Expand technical writing roles

Some common themes emerged when talking with our OSGeo projects about needs for documentation. We focused on tasks requiring high order writing skills, which are harder to find within open source communities. However, there are plenty of other important roles which are also needed. Future Season of Docs initiatives could extend the breadth of roles supported.

  • Triaging a documentation issue tracker was typically under-resourced. It is hard to find volunteers for non-glamourous, time-consuming roles like this. And while it isn't specifically a tech writing role, it is important for the success of a tech writing program.
  • We found plenty of project users who wouldn't identify as technical writers, who would like to give back to their open source community through documentation. This year's OSGeo Season of Docs tasks has focused on empowering these users to contribute to documentation.
  • Community building and community support is a valuable way to attract project contributions to a project, be that via documentation, code, or something else. This outreach role is a valuable role worth fostering.
  • Much of our documentation is written by developers using poor language choice.
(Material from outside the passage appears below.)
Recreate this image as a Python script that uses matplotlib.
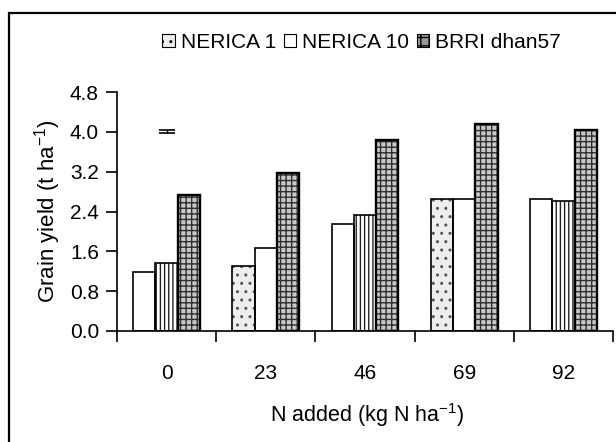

English documentation is often written by non-native English speakers. Future initiatives could support junior writers reviewing documentation against a specific style guide.
  • Many writers are not technical. They are unfamiliar with wiki formatting, git, and publishing pipelines. If we can simplify tools we will increase the pool of writers willing to contribute to our projects. (This might be a focus area for Google Summer of Code.)
  • Similarly, the documentation management and publishing infrastructure need to be set up and maintained. It is more within a programmer's skill-set than a technical writer's.

Deadline straight after public holiday

The organisational application was due on Tuesday 23 April 2019, the day after the Easter holiday break in many countries. Despite asking for input from our communities early in the application cycle, human nature tends to leave much till the last moment, and there was quite a bit of last minute feedback received after people returned from Easter, which was too late to be included in our proposal. While this was a minor issue, I'd suggest that it would have easier if the deadline was a week earlier or later.